# Power and MPG loss when cold?



## Mark17jettaS (Jan 17, 2017)

I noticed today was the first sub-30 degree day, and my MPG went down from 40+ to struggle to get near 30MPG. I also felt that the car was a bit sluggish. I am stage 1 Uni, and thought that maybe it was a safety measure that the car ran rich when it's very cold outside. I experimented by getting on it a few times on the highway, and suddenly it woke back up and went to 40+ mpg and better power. I was driving 240 miles today for work, so this whole cycle happened a couple times. I've been tuned for 2 weeks, and last winter I didn't notice this happening. Does anyone have a guess what could be happening? losing power and 10+ MPG? No CEL's either.

EDIT - I DID notice a few MPG's better when I was tuned. It was VERY easy to get upwards of 45+ mpg. Today, I could barely hit 30MPG coasting.


----------



## Chockomon (Aug 20, 2005)

*FV-QR*

i wouldn't judge fuel economy from the MFD - instead, keep track of it by filling up and dividing the miles driven by the amount of fuel used.

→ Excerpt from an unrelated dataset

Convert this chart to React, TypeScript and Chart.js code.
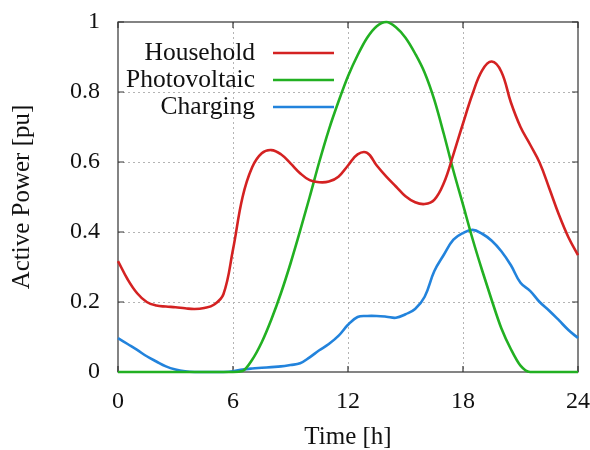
import React, { useEffect, useRef } from "react";
import { Chart, registerables } from "chart.js";

Chart.register(...registerables);

const HOURS = [
  0, 0.5, 1, 1.5, 2, 2.5, 3, 3.5, 4, 4.5, 5, 5.5, 6, 6.5, 7, 7.5, 8, 8.5, 9, 9.5,
  10, 10.5, 11, 11.5, 12, 12.5, 13, 13.5, 14, 14.5, 15, 15.5, 16, 16.5, 17, 17.5,
  18, 18.5, 19, 19.5, 20, 20.5, 21, 21.5, 22, 22.5, 23, 23.5, 24,
];

const HOUSEHOLD = [
  0.317, 0.265, 0.225, 0.2, 0.19, 0.187, 0.185, 0.182, 0.18, 0.183, 0.192, 0.222,
  0.35, 0.5, 0.585, 0.625, 0.634, 0.622, 0.596, 0.568, 0.548, 0.542, 0.544,
  0.558, 0.59, 0.622, 0.626, 0.59, 0.558, 0.53, 0.502, 0.485, 0.48, 0.492, 0.54,
  0.622, 0.71, 0.795, 0.862, 0.887, 0.858, 0.77, 0.7, 0.65, 0.598, 0.525, 0.45,
  0.385, 0.334,
];

const PHOTOVOLTAIC = [
  0, 0, 0, 0, 0, 0, 0, 0, 0, 0, 0, 0, 0, 0.003, 0.035, 0.085, 0.15, 0.225, 0.31,
  0.403, 0.5, 0.6, 0.692, 0.772, 0.845, 0.905, 0.955, 0.988, 1.0, 0.985, 0.955,
  0.91, 0.855, 0.778, 0.68, 0.575, 0.478, 0.38, 0.29, 0.205, 0.125, 0.065, 0.018,
  0, 0, 0, 0, 0, 0,
];

const CHARGING = [
  0.097, 0.08, 0.063, 0.045, 0.03, 0.016, 0.007, 0.002, 0, 0, 0, 0, 0.002, 0.007,
  0.01, 0.012, 0.014, 0.016, 0.02, 0.025, 0.042, 0.062, 0.08, 0.103, 0.135, 0.157,
  0.16, 0.16, 0.158, 0.155, 0.165, 0.18, 0.215, 0.288, 0.335, 0.378, 0.397, 0.406,
  0.395, 0.375, 0.345, 0.305, 0.255, 0.232, 0.2, 0.175, 0.148, 0.12, 0.097,
];

const SERIES_LABELS = ["Household", "Photovoltaic", "Charging"];
const SERIES_COLORS = ["#d42222", "#22b022", "#2283dc"];
const X_TICKS = [0, 6, 12, 18, 24];
const Y_TICKS = [0, 0.2, 0.4, 0.6, 0.8, 1];

const FONT = "'Liberation Serif', 'DejaVu Serif', serif";

const framePlugin = {
  id: "frame",
  beforeDatasetsDraw(chart: any) {
    const { ctx, chartArea: a, scales } = chart;
    const xs = scales.x;
    const ys = scales.y;
    ctx.save();
    ctx.strokeStyle = "#b4b4b4";
    ctx.lineWidth = 1;
    ctx.setLineDash([2, 3]);
    X_TICKS.forEach((t) => {
      if (t === X_TICKS[0] || t === X_TICKS[X_TICKS.length - 1]) return;
      const px = Math.round(xs.getPixelForValue(t)) + 0.5;
      ctx.beginPath();
      ctx.moveTo(px, a.top);
      ctx.lineTo(px, a.bottom);
      ctx.stroke();
    });
    Y_TICKS.forEach((t) => {
      if (t === Y_TICKS[0] || t === Y_TICKS[Y_TICKS.length - 1]) return;
      const py = Math.round(ys.getPixelForValue(t)) + 0.5;
      ctx.beginPath();
      ctx.moveTo(a.left, py);
      ctx.lineTo(a.right, py);
      ctx.stroke();
    });
    ctx.setLineDash([]);
    ctx.strokeStyle = "#333";
    ctx.lineWidth = 1.2;
    ctx.strokeRect(a.left, a.top, a.right - a.left, a.bottom - a.top);
    const tl = 6;
    ctx.beginPath();
    X_TICKS.forEach((t) => {
      const px = xs.getPixelForValue(t);
      ctx.moveTo(px, a.bottom);
      ctx.lineTo(px, a.bottom - tl);
      ctx.moveTo(px, a.top);
      ctx.lineTo(px, a.top + tl);
    });
    Y_TICKS.forEach((t) => {
      const py = ys.getPixelForValue(t);
      ctx.moveTo(a.left, py);
      ctx.lineTo(a.left + tl, py);
      ctx.moveTo(a.right, py);
      ctx.lineTo(a.right - tl, py);
    });
    ctx.stroke();
    ctx.restore();
  },
  afterDatasetsDraw(chart: any) {
    const { ctx, chartArea: a } = chart;
    ctx.save();
    ctx.font = `25.5px ${FONT}`;
    ctx.fillStyle = "#111";
    ctx.textAlign = "right";
    ctx.textBaseline = "middle";
    const textRight = a.left + 137;
    const lineStart = a.left + 155;
    const lineEnd = a.left + 216;
    chart.data.datasets.forEach((ds: any, i: number) => {
      const y = a.top + 31 + i * 27;
      ctx.fillText(ds.label, textRight, y);
      ctx.strokeStyle = ds.borderColor;
      ctx.lineWidth = 2.6;
      ctx.beginPath();
      ctx.moveTo(lineStart, y);
      ctx.lineTo(lineEnd, y);
      ctx.stroke();
    });
    ctx.restore();
  },
};

export default function App() {
  const canvasRef = useRef<HTMLCanvasElement>(null);

  useEffect(() => {
    document.body.style.margin = "0";
    const canvas = canvasRef.current;
    if (!canvas) return;
    const seriesValues = [HOUSEHOLD, PHOTOVOLTAIC, CHARGING];
    const chart = new Chart(canvas, {
      type: "line",
      data: {
        datasets: seriesValues.map((vals, i) => ({
          label: SERIES_LABELS[i],
          data: HOURS.map((h, j) => ({ x: h, y: vals[j] })),
          borderColor: SERIES_COLORS[i],
          backgroundColor: SERIES_COLORS[i],
          borderWidth: 2.6,
          pointRadius: 0,
          tension: 0.4,
          cubicInterpolationMode: (i === 1 ? "monotone" : "default") as any,
          clip: false as any,
          fill: false,
        })),
      },
      options: {
        animation: false,
        responsive: false,
        layout: { padding: { left: 0, right: 12, top: 22, bottom: 0 } },
        plugins: {
          legend: { display: false },
          tooltip: { enabled: false },
        },
        scales: {
          x: {
            type: "linear",
            min: 0,
            max: 24,
            afterBuildTicks: (scale: any) => {
              scale.ticks = X_TICKS.map((v) => ({ value: v }));
            },
            afterFit: (scale: any) => {
              scale.height = 78;
              scale.paddingLeft = 0;
              scale.paddingRight = 0;
            },
            grid: { display: false, drawTicks: false },
            border: { display: false },
            ticks: {
              color: "#111",
              font: { family: FONT, size: 24 },
              padding: 15,
              maxRotation: 0,
              autoSkip: false,
            },
            title: {
              display: true,
              text: "Time [h]",
              color: "#111",
              font: { family: FONT, size: 25, lineHeight: 1 },
              padding: { top: 0, bottom: 0 },
            },
          },
          y: {
            type: "linear",
            min: 0,
            max: 1,
            afterBuildTicks: (scale: any) => {
              scale.ticks = Y_TICKS.map((v) => ({ value: v }));
            },
            afterFit: (scale: any) => {
              scale.width = 118;
              scale.paddingTop = 0;
              scale.paddingBottom = 0;
            },
            grid: { display: false, drawTicks: false },
            border: { display: false },
            ticks: {
              color: "#111",
              font: { family: FONT, size: 24 },
              padding: 18,
              autoSkip: false,
              callback: (v: any) => String(Number(v)),
            },
            title: {
              display: true,
              text: "Active Power [pu]",
              color: "#111",
              font: { family: FONT, size: 25, lineHeight: 1 },
              padding: { top: 10, bottom: 0 },
            },
          },
        },
      },
      plugins: [framePlugin],
    });
    return () => chart.destroy();
  }, []);

  return (
    <div style={{ width: 590, height: 450, background: "#fff" }}>
      <canvas ref={canvasRef} width={590} height={450} />
    </div>
  );
}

It's likely that the ECU detects that it is cold out and runs rich to compensate


----------



## Stephane_jetta_2017 (Oct 18, 2017)

Question, do you let the idle goes under 1000rpm better using the car when it's cold?
I am in Quebec last week we were at -5C and the difference in fuel consumption even with snow tires was not so important.


----------



## Mark17jettaS (Jan 17, 2017)

Yes, I generally let the car warm up until the revs come down. This phenomenon was occurring after the car was operating for 20+ minutes. It had much less power (felt like pre-tune). Since it warmed back over 35 degrees, it's been fine. perhaps one of the sensors was a little shocked at the change in temperature overnight and got stuck on the "rich" warm-up setting. Sometimes blowing the "farts" out of the car on the highway seems to reset it, and it goes back to normal. I'll keep you posted. If it is in fact protecting the car, I'm appreciative.


----------



## Stephane_jetta_2017 (Oct 18, 2017)

Mark17jettaS said:


> Yes, I generally let the car warm up until the revs come down. This phenomenon was occurring after the car was operating for 20+ minutes. It had much less power (felt like pre-tune). Since it warmed back over 35 degrees, it's been fine. perhaps one of the sensors was a little shocked at the change in temperature overnight and got stuck on the "rich" warm-up setting. Sometimes blowing the "farts" out of the car on the highway seems to reset it, and it goes back to normal. I'll keep you posted. If it is in fact protecting the car, I'm appreciative.


what is making the difference is the electrical device ON, fan, rear defrost, light, etc...


----------